Milton Hatoum: É uma estratégia narrativa, porque não faria sentido que o Martim, o narrador do romance, fosse um ativista, um militante de esquerda. Quis concentrar o drama dele na ausência da mãe, que envolve um mistério. Ele especula o tempo todo sobre isso e a esperança de revê-la. Essa ausência tem o lado simbólico, para lembrar que houve uma resistência feminina e feminista ao golpe, à ditadura. Várias mulheres foram assassinadas, desaparecidas, e fala-se muito nos homens. E depois a ausência de uma mãe para um filho é um grande trauma. Há essa ausência, mas tem a presença ostensiva da Dinah, essa atriz, ativista, decidida até o fim a lutar contra a ditadura.

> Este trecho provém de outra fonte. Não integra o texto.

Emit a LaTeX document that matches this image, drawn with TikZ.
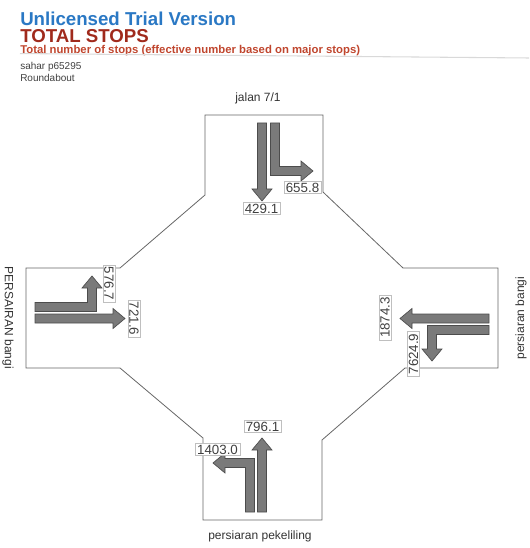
\documentclass[tikz,border=0pt]{standalone}
\usepackage{fontspec}
\setmainfont{Liberation Sans}
\usepackage{tikz}
\usetikzlibrary{positioning}
\definecolor{titolocol}{HTML}{2A78C4}
\definecolor{rossocol}{HTML}{A02A1C}
\definecolor{sottocol}{HTML}{C0462E}
\tikzset{
	% contorno della rotatoria
	strada/.style={draw=black!60, line width=0.6pt, line join=miter},
	% freccia di svolta (poligono grigio)
	freccia/.style={draw=black!70, fill=black!52, line width=0.5pt, line join=miter},
	% valore numerico sulla freccia
	valore/.style={draw=black!25, fill=white, inner xsep=1.5pt, inner ysep=1pt,
	               text=black!75, font=\fontsize{10}{12}\selectfont},
	% nome del ramo
	ramo/.style={font=\fontsize{9}{11}\selectfont, text=black!80},
}

\begin{document}
\begin{tikzpicture}[x=0.75pt, y=-0.75pt]
    \useasboundingbox (0,0) rectangle (529,548);

    % ---------------- intestazione ----------------
    \node[anchor=west, inner sep=0pt, text=titolocol, font=\fontsize{14}{16}\selectfont\bfseries] (titolo) at (20,19) {Unlicensed Trial Version};
    \node[anchor=west, inner sep=0pt, text=rossocol, font=\fontsize{14}{16}\selectfont\bfseries] (totale) at (20,36) {TOTAL STOPS};
    \node[anchor=west, inner sep=0pt, text=sottocol, font=\fontsize{8.5}{10}\selectfont\bfseries] (sottotitolo) at (20,51) {Total number of stops (effective number based on major stops)};
    \draw[black!15, line width=0.8pt] (sottotitolo.south west) ++(0,-3) coordinate (riga) -- (529,58);
    \node[anchor=west, inner sep=0pt, text=black!75, font=\fontsize{7.5}{9}\selectfont] (sahar) at (20,67) {sahar p65295};
    \node[anchor=west, inner sep=0pt, text=black!75, font=\fontsize{7.5}{9}\selectfont] (tipo) at (20,78) {Roundabout};

    % ---------------- contorno ----------------
    \draw[strada] (205,115) -- (323,115) -- (323,192) -- (403,268) -- (498,268) -- (498,368)
        -- (405,368) -- (322,440) -- (322,520) -- (203,520) -- (203,438) -- (120,368)
        -- (26,368) -- (26,268) -- (120,268) -- (205,195) -- cycle;

    % ---------------- nomi dei rami ----------------
    \node[ramo] (nord) at (258,98) {jalan 7/1};
    \node[ramo] (sud) at (260,536) {persiaran pekeliling};
    \node[ramo, rotate=-90] (ovest) at (8,318) {PERSAIRAN bangi};
    \node[ramo, rotate=90] (est) at (521,318) {persiaran bangi};

    % ---------------- ramo nord ----------------
    \draw[freccia] (257.5,123) -- (266.5,123) -- (266.5,189) -- (272,189) -- (262,201) -- (252,189) -- (257.5,189) -- cycle;
    \draw[freccia] (270.5,123) -- (279.5,123) -- (279.5,166.5) -- (301,166.5) -- (301,161) -- (313,171)
        -- (301,181) -- (301,175.5) -- (270.5,175.5) -- cycle;
    \node[valore] (n1) at (261.5,208.5) {429.1};
    \node[valore] (n2) at (302.5,187.5) {655.8};

    % ---------------- ramo ovest ----------------
    \draw[freccia] (35,314) -- (113,314) -- (113,308.5) -- (125,318.5) -- (113,328.5) -- (113,323) -- (35,323) -- cycle;
    \draw[freccia] (35,302.5) -- (87.5,302.5) -- (87.5,288) -- (82,288) -- (92,276) -- (102,288)
        -- (96.5,288) -- (96.5,311.5) -- (35,311.5) -- cycle;
    \node[valore, rotate=-90] (o1) at (109,283.5) {576.7};
    \node[valore, rotate=-90] (o2) at (134,318.5) {721.6};

    % ---------------- ramo est ----------------
    \draw[freccia] (489,314) -- (412,314) -- (412,308.5) -- (400,318.5) -- (412,328.5) -- (412,323) -- (489,323) -- cycle;
    \draw[freccia] (489,325.5) -- (427.5,325.5) -- (427.5,349) -- (422,349) -- (432,361) -- (442,349)
        -- (436.5,349) -- (436.5,334.5) -- (489,334.5) -- cycle;
    \node[valore, rotate=90] (e1) at (385,317.5) {1874.3};
    \node[valore, rotate=90] (e2) at (413.5,354) {7624.9};

    % ---------------- ramo sud ----------------
    \draw[freccia] (257.5,512) -- (266.5,512) -- (266.5,450) -- (272,450) -- (262,438) -- (252,450) -- (257.5,450) -- cycle;
    \draw[freccia] (245.5,512) -- (254.5,512) -- (254.5,458.5) -- (225,458.5) -- (225,453) -- (213,463)
        -- (225,473) -- (225,467.5) -- (245.5,467.5) -- cycle;
    \node[valore] (s1) at (262.5,426.5) {796.1};
    \node[valore] (s2) at (217.5,449.5) {1403.0};
  \end{tikzpicture}
\end{document}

CC: Pontos de Fuga trabalha novamente com a ideia de vidas fraturadas. Agora são jovens que tentam se acertar, mas não conseguem. Era essa a imagem que tinha dos jovens na ditadura?

MH: Era isso o que esse fragmento da minha geração vivia. Porque o romance como gênero é a busca do sentido para a vida. O que é um romance? É a trajetória de um herói ou de uma heroína que não dá certo. É uma reviravolta no destino que seria a essência do romance. Esses jovens, sobretudo naquela época, estavam procurando uma saída. E alguns não encontravam por dramas pessoais, dificuldades de enfrentar uma situação adversa ou bruta, por questões familiares, medo, desespero. Em Pontos de Fuga, esse grupo já está amadurecendo, diferente do primeiro volume. Mas ao mesmo tempo em que estão se conhecendo nessa triste república da Vila Madalena, também têm um olhar sobre o outro. Alguns fazem planos, mudam de profissão, outros não encontram sua profissão. Estão entre paixões, fugas e medos, acuados, um pouco emparedados.

CC: O Martim é um estudante de arquitetura. E você é arquiteto. E ele queria ser escritor. Mas ele não é você, seu alter ego.

MH: Há alguma coisa dele, claro, sempre há. Sem minha vivência em Brasília, seria mais difícil inventar esse personagem. Mas não tive os dramas que ele teve ou passou. A minha experiência é mais próxima (de outro personagem) do Nortista, que é esse que abandona a faculdade. Em Brasília, ele abandona o curso e quer ser ator, com dificuldade. Mas foi fundamental tanto minha experiência em Brasília, como em São Paulo, inclusive em uma república na Vila Madalena.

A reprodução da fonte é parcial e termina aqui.